Work to complete -
Work through the data below line by line and say how many lines hold "that"; give only the number.

Plotting code records
------
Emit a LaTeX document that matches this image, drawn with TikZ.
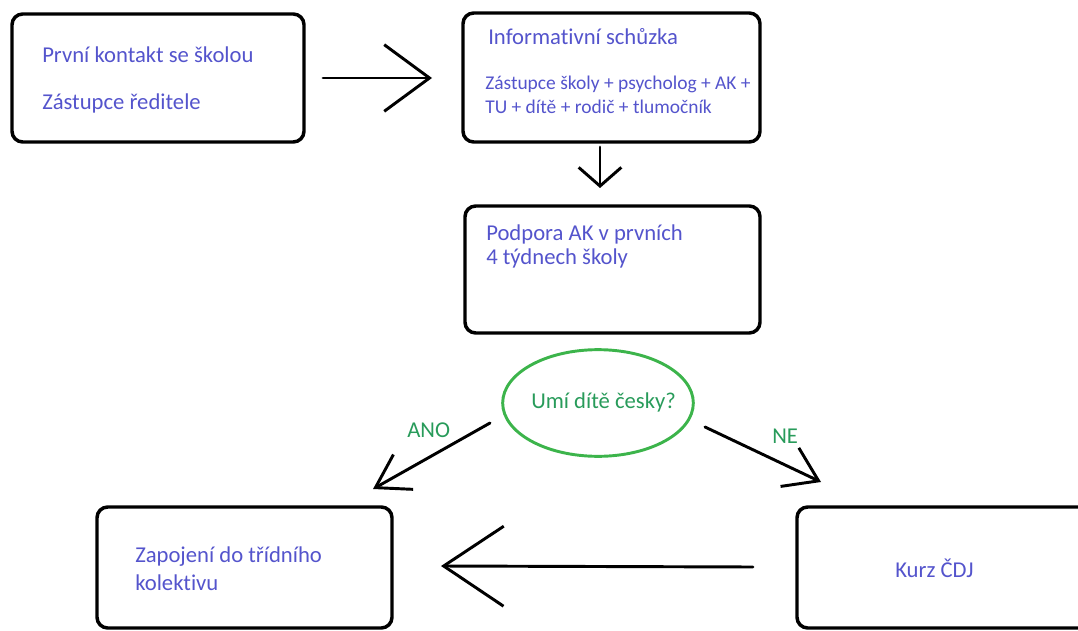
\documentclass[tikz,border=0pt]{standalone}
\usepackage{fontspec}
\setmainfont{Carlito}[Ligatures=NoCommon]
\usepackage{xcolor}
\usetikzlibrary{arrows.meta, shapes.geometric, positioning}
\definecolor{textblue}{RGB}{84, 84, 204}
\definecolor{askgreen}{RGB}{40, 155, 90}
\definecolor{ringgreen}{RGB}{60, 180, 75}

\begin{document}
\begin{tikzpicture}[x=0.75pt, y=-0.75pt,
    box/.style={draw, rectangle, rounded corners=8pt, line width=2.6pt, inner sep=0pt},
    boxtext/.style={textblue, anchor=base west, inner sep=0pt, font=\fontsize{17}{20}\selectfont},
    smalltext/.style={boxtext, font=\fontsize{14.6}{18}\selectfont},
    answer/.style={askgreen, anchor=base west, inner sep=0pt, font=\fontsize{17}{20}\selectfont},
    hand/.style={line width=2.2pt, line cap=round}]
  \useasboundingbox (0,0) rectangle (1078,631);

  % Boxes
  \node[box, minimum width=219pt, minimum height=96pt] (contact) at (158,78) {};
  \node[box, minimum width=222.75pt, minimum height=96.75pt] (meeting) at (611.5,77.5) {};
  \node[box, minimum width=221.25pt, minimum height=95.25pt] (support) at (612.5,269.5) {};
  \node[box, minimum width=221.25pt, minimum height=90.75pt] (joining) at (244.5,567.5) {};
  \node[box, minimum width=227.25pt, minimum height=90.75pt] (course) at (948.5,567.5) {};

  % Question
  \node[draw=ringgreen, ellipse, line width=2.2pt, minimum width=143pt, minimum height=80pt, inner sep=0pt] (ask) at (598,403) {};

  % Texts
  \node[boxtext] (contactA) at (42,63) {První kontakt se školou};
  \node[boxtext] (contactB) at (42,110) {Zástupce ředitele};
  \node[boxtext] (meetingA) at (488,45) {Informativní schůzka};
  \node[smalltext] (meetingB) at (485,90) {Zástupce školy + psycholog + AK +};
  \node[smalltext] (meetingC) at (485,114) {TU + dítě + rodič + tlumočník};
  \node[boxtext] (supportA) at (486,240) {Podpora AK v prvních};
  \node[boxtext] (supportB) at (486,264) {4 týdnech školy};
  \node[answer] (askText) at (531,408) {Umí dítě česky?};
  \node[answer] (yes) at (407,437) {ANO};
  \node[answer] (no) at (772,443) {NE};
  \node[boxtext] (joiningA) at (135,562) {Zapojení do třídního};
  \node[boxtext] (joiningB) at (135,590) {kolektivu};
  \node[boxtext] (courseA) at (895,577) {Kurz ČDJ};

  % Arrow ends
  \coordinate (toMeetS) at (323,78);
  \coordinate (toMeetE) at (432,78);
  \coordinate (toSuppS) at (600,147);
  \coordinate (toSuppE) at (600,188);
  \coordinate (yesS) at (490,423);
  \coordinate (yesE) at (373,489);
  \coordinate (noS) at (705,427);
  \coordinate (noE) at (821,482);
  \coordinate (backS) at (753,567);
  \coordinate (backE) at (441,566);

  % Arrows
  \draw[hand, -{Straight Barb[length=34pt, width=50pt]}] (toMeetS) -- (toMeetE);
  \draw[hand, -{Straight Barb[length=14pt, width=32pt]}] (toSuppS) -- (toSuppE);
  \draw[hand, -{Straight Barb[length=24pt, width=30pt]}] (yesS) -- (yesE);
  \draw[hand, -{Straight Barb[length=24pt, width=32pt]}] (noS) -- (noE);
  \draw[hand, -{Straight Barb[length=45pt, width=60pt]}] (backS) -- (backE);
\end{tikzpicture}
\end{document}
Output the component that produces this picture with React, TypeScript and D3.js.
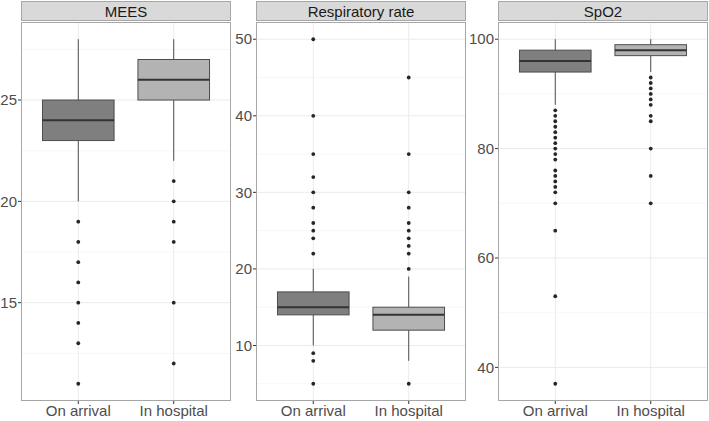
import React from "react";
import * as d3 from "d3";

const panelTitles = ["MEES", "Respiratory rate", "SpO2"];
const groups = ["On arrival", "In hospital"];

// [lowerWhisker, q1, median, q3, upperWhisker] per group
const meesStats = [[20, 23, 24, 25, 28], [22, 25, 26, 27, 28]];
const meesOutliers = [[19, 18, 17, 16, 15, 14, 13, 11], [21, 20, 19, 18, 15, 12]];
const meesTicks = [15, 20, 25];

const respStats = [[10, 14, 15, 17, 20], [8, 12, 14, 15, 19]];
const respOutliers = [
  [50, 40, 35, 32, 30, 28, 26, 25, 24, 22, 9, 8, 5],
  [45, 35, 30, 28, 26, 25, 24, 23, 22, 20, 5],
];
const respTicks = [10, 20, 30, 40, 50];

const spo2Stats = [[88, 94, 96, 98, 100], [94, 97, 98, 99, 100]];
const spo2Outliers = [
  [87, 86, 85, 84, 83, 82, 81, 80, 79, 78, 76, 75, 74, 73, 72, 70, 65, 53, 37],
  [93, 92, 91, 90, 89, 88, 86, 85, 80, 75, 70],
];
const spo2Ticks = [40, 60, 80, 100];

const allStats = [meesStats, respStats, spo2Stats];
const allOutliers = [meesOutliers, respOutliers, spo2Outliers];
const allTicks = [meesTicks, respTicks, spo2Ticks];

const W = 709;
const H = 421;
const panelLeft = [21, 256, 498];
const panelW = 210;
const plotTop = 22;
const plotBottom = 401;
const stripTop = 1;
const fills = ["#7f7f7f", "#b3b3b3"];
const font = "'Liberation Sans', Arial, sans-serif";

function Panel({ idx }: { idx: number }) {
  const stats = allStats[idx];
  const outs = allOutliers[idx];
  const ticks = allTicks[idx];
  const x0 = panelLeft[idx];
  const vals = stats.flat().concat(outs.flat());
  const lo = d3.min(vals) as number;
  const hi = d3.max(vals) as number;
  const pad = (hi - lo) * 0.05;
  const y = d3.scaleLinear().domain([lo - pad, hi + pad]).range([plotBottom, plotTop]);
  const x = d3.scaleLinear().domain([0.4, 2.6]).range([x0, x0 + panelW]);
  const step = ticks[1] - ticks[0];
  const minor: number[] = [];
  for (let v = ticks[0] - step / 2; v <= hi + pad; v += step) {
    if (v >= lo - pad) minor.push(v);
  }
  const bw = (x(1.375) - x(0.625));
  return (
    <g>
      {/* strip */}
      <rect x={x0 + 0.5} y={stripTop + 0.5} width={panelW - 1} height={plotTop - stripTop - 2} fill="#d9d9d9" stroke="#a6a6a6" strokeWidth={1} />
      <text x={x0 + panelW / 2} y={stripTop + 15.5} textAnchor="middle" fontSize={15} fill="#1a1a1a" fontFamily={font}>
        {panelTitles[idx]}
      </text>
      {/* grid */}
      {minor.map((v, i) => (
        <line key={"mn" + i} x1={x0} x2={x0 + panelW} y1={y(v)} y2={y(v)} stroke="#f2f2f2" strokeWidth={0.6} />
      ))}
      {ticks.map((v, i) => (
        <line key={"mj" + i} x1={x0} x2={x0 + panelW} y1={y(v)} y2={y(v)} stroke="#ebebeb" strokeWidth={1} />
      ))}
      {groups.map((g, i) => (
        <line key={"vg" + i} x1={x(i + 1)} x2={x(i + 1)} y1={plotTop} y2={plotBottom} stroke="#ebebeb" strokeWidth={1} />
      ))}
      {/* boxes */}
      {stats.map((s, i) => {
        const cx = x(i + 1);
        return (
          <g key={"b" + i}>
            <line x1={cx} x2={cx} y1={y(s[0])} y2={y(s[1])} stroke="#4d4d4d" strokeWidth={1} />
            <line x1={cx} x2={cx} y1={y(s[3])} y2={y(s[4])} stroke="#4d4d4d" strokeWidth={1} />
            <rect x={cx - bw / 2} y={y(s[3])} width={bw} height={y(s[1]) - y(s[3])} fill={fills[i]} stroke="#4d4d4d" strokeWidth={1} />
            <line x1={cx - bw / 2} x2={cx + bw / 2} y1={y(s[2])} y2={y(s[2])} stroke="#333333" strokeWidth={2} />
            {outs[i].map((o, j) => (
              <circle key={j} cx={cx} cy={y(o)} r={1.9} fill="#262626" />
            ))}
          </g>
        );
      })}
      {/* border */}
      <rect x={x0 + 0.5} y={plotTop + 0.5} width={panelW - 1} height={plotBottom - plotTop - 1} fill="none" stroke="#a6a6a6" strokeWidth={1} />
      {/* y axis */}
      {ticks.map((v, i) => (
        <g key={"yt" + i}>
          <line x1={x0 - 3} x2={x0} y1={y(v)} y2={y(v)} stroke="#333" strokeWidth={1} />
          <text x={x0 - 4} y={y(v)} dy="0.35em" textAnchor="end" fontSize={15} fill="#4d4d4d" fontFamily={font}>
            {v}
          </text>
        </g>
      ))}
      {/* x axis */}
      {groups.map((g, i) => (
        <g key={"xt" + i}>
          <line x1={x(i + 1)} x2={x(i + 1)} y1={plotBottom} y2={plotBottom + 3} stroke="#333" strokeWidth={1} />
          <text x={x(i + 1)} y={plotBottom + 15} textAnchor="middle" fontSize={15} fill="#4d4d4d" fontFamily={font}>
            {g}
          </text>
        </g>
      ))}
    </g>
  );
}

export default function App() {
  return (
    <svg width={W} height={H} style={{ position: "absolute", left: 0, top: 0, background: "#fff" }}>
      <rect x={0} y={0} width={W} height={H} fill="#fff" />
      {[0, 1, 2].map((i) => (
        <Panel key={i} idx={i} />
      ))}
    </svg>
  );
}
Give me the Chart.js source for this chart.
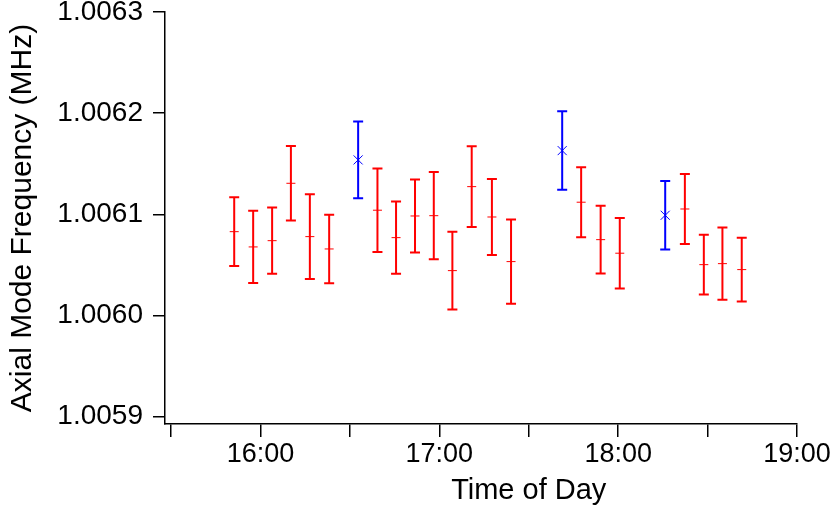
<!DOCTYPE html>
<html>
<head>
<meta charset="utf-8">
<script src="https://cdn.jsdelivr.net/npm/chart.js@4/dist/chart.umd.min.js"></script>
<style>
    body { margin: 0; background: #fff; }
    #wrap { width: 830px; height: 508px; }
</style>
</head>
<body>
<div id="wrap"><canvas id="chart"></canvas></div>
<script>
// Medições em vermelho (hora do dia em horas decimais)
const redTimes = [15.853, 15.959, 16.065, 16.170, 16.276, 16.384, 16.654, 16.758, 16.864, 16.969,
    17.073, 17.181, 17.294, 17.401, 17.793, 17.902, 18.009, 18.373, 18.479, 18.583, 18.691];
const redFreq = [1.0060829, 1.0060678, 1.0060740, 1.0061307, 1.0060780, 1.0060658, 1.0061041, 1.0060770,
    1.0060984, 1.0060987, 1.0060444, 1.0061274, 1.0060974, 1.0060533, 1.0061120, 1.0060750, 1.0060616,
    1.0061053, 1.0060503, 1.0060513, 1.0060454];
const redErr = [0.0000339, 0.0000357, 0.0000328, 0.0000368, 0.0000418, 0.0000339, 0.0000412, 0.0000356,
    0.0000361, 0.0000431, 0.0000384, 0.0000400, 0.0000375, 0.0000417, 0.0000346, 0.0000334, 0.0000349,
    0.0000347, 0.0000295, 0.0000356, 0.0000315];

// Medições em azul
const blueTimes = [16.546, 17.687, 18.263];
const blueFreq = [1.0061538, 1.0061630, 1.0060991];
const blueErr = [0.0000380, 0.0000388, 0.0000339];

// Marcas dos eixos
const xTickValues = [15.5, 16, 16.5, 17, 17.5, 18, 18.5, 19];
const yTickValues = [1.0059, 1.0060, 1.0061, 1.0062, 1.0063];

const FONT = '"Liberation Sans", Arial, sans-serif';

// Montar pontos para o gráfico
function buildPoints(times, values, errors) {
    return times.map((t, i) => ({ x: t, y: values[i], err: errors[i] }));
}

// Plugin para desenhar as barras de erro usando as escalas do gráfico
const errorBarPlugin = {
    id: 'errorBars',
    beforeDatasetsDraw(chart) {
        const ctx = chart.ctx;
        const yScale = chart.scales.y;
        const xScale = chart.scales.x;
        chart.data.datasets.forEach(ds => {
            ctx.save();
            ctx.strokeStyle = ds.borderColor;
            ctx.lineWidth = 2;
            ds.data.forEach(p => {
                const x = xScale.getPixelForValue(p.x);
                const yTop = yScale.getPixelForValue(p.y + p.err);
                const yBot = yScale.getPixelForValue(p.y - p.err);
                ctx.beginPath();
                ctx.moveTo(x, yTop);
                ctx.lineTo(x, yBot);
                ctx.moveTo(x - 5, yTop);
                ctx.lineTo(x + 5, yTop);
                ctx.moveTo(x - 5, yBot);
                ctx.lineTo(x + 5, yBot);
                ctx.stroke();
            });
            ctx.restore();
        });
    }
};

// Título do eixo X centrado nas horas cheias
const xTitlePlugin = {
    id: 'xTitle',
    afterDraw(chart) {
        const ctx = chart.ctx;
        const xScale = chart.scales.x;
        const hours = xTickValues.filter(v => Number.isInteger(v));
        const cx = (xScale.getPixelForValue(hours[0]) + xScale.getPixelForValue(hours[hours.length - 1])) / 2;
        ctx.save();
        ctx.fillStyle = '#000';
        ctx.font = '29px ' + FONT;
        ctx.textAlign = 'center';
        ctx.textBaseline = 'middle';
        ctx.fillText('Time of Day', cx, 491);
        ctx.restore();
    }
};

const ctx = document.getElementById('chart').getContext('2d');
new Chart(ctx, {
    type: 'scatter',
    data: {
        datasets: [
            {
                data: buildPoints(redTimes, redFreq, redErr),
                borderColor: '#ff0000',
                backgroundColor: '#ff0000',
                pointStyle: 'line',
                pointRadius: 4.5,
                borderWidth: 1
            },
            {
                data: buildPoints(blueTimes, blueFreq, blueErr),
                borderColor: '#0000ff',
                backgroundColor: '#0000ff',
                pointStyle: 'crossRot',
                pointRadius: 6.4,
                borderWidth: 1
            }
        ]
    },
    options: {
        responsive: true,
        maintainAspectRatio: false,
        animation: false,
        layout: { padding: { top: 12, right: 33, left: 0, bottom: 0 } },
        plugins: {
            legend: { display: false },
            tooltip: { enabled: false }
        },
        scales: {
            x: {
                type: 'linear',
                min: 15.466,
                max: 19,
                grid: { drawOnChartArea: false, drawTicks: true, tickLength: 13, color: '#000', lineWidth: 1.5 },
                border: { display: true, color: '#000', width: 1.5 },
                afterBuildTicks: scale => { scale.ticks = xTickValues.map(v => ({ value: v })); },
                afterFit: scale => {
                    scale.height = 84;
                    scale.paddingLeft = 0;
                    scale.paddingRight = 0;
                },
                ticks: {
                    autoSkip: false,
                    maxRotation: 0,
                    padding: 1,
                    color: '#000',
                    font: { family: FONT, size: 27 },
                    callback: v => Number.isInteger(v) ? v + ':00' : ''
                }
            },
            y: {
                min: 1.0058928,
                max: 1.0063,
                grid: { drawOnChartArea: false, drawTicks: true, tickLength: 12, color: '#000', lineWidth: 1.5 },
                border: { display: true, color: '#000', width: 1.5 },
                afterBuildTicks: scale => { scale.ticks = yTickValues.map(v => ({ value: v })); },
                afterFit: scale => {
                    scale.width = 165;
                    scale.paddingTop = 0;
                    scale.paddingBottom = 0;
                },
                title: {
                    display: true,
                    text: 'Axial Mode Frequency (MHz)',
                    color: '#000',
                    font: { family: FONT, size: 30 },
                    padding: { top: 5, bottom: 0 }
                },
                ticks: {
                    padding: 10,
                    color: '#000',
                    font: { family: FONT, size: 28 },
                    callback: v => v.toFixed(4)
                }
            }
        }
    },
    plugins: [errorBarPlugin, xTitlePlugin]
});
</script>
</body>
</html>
------
Output -
2